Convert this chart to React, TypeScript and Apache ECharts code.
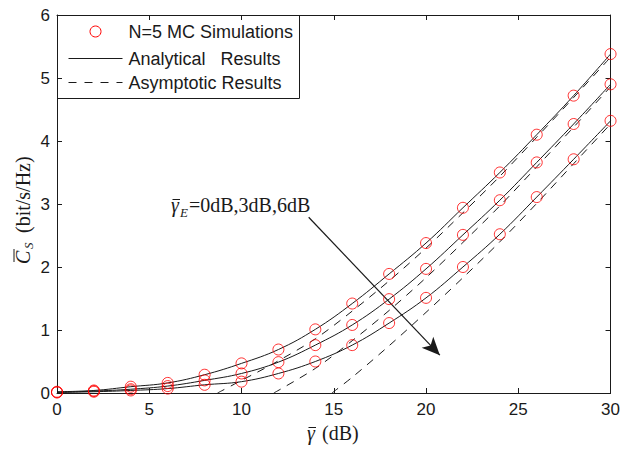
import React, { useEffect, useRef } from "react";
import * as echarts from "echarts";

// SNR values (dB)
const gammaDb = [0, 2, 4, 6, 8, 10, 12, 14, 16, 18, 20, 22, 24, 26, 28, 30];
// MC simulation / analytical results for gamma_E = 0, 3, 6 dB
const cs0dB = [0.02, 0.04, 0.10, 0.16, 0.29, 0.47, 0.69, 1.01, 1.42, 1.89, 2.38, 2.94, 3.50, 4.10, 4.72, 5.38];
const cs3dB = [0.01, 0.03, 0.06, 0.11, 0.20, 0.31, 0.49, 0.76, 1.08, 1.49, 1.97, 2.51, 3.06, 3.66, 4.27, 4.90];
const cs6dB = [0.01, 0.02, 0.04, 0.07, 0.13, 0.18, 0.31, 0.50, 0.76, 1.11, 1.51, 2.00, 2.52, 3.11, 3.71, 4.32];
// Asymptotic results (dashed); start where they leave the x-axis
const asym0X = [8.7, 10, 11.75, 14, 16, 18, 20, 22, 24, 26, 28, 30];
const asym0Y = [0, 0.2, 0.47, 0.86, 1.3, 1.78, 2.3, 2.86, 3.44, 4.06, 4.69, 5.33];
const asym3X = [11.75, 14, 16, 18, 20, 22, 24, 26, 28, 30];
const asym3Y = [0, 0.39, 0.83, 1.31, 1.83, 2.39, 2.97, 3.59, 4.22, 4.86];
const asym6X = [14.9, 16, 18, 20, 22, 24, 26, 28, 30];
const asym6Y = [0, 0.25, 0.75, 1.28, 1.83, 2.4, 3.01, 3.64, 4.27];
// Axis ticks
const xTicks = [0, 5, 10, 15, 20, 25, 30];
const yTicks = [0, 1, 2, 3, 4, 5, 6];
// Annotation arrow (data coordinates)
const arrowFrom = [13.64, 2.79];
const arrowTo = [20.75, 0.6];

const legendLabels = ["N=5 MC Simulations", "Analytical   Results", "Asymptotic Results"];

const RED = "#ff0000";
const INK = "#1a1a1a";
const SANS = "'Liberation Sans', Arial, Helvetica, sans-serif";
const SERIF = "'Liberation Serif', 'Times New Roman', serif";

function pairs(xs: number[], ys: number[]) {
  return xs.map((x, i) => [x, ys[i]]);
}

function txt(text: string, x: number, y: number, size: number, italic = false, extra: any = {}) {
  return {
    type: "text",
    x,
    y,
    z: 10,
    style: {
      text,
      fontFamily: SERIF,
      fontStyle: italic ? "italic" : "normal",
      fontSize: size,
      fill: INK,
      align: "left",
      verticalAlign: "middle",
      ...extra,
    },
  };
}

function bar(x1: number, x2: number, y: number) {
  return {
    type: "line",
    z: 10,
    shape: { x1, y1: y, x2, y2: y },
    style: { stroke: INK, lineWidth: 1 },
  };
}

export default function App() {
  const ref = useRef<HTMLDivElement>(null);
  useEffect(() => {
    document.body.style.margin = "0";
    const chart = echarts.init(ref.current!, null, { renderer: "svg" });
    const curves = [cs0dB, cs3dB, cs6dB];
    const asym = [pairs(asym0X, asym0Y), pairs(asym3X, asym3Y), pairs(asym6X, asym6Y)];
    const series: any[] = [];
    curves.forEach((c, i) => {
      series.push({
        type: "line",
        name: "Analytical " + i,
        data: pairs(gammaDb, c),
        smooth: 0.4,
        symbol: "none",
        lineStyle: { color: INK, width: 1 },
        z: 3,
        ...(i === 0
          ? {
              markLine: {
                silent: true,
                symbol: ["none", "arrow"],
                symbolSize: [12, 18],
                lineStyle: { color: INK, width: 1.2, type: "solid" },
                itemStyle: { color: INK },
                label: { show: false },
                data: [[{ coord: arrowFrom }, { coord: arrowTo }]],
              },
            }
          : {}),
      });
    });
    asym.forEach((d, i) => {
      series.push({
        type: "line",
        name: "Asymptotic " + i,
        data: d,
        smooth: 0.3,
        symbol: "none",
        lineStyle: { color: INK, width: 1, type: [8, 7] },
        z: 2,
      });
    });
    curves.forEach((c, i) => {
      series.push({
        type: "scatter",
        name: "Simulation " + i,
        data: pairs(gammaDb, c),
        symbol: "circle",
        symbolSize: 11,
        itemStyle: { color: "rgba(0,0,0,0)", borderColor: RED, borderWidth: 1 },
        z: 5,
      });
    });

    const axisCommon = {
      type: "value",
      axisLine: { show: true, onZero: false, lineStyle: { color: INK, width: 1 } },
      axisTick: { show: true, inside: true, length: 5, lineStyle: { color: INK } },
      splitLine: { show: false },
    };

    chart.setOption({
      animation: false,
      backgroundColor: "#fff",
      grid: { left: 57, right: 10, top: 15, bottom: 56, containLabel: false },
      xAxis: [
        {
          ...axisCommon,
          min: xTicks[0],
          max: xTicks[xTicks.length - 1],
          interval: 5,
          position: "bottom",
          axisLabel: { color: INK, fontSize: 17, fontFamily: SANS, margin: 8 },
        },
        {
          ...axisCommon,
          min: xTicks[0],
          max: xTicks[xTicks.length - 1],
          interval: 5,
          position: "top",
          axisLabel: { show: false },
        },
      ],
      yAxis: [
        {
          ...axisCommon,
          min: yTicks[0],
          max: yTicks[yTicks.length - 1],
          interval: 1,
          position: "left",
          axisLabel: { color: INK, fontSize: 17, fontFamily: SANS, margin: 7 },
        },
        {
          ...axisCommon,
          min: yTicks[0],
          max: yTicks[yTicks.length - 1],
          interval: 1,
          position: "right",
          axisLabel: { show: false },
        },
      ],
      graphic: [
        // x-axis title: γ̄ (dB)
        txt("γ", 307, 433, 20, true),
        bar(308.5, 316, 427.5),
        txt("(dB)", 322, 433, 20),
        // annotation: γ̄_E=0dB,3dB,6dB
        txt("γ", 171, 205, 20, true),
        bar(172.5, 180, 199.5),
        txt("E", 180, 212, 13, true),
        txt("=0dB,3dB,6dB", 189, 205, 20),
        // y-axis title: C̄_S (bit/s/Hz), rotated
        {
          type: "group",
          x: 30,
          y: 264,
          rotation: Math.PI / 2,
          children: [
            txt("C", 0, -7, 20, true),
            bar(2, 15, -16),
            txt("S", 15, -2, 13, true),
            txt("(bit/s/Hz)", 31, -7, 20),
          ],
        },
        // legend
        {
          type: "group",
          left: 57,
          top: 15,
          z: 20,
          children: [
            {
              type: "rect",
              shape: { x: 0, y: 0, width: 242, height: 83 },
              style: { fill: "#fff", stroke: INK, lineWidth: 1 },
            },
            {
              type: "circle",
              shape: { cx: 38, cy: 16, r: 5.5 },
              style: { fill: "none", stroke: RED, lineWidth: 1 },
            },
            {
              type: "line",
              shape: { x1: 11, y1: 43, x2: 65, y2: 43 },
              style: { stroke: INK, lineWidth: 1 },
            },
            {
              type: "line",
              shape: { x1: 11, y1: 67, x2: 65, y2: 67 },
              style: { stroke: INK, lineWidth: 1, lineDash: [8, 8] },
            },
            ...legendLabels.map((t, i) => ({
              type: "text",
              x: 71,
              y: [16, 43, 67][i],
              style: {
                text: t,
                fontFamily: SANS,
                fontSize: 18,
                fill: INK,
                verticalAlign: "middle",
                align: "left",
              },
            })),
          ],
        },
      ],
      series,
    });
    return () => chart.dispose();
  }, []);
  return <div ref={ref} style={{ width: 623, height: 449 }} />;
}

....

YOUR TASK: Copy nothing but the lines from the first one in the listing through the line with "import * as", and omit the pictures.

RESPONSE TO THIS TASK:
Convert this chart to React, TypeScript and Apache ECharts code.
import React, { useEffect, useRef } from "react";
import * as echarts from "echarts";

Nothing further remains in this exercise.